Los que dicen que se está “experimentando con nuestros jóvenes” caen en un triste terrorismo verbal, ya que al usar ese término están invocando su asociación -literatura y cine mediante- con cosas nefastas: inescrupulosos científicos locos y estados totalitarios que controlan la mente de la población mediante máquinas infernales. Perfectamente, y con mucha más verdad de por medio, se podría argumentar, recurriendo a la misma imagen de “nuestros jóvenes”, que la despenalización es una medida para cuidar su salud. Imaginen que el alcohol estuviera prohibido y que usted y sus hijos no tuvieran forma de saber cuánto metanol y cuánto etanol tienen las bebidas, debido justamente a su condición de ilegales. El metanol es un alcohol más o menos ausente de las bebidas legales, por ser infinitamente más nocivo que el etanol, que es el que predomina. De cualquier forma, esporádicamente aparece alguien intoxicado con metanol. Evidentemente, la situación actual es mucho más saludable, y cualquier padre razonable clamaría por la despenalización de las bebidas alcohólicas y el consiguiente control de su calidad.

También se ha dicho que argumentar que se perdió la guerra contra el narcotráfico equivale a legalizar la rapiña porque se perdió la guerra contra los rapiñeros. Otra falacia. El narcotraficante hace plata, justamente, porque está prohibido vender lo que vende; si se “legaliza” la rapiña (sea lo que sea que esto signifique), el rapiñero seguirá con su negocio. Legalizar las sustancias prohibidas equivale (siguiendo con la metáfora bélica) a dejar al enemigo sin suministros; algo más eficaz que enfrentarlo militarmente.
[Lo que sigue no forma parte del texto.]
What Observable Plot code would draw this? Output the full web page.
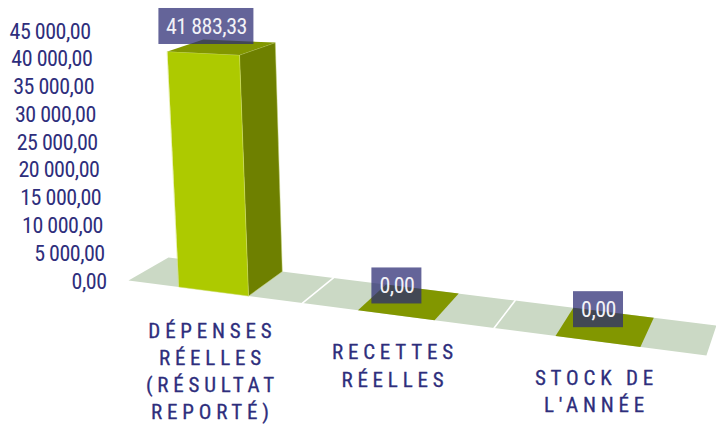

En las rapiñas, el equivalente extremo sería eliminar la propiedad privada, aunque hay soluciones menos conflictivas (como la sustitución paulatina del dinero por tarjetas de crédito y débito) que se aplican sin necesidad de hacer temblar las raíces de los árboles.

Se dice también que se estimula el consumo. Eso es muy fácil de decir y difícil de demostrar (situación ideal para ciertos discursos efectistas); es posible que en los primeros meses haya algún aumento debido a la novelería y a que los consumidores no habituales van a querer probar marihuana de verdad. Pero incluso eso es difícilmente medible, ya que las encuestas sobre hábitos prohibidos dan resultados falsos, debido al lógico temor de responder con la verdad. Lo que sí se sabe es que en el Uruguay predespenalización era (es) muy sencillo conseguir marihuana. El que quiere, fuma. La prohibición no inhibe el comercio; a lo sumo lo esconde un poco. En casos como éste (y a las pruebas me remito), escribir en un papel que lo que hacen 100.000 personas está prohibido, no cambia en nada el hecho en sí, ni dejan de existir sus consecuencias. En cambio, aparecen otros efectos bastante más terribles (repito: corrupción, violencia, etcétera), y unos cuántos vivos disfrazados de moralistas que se benefician de un modo escandaloso. También hay moralistas convencidos, claro.

Que las drogas más truchas (pasta base, cocaína cortada y marihuana prensada de dudosa calidad) circulen principalmente entre la gente de recursos medios o bajos, quedando las mejores variantes reservadas a aquellos que pueden pagarlas, tal vez haga que algunas personas no sientan ese peligro como algo cercano. Es un efecto psicológico inevitable, al que todos estamos sujetos: de un modo casi reflejo, nos altera mucho más ver a un hijo darse un porrazo que enterarnos de que se hundió otro barco lleno de emigrantes en el Mediterráneo. Pero esas cuestiones instintivas no deberían influir a la hora de formar opinión o legislar.

Por último, se critica que se vote algo en contra de la opinión de la mayoría de la población. Bueno, así es la democracia representativa. Al elegir delegados, sabemos que en caso de discrepancia deberemos elegir entre ejercer la democracia directa o esperar a la siguiente elección nacional para corregir la situación. Es la organización que nos dimos, y me extraña que los defensores de las leyes se quejen de que se actúe en consecuencia. Está en los partidarios de la ley realizar campañas informativas. Y, muy especialmente, está en los consumidores demostrar que la imagen que algunos tienen de ellos es falsa, y no marcar bobera. Que personas saludables, exitosas y respetadas admitieran que cada tanto se fuman un canuto (y no que probaron “una vez, hace mucho”), sería un argumento interesante.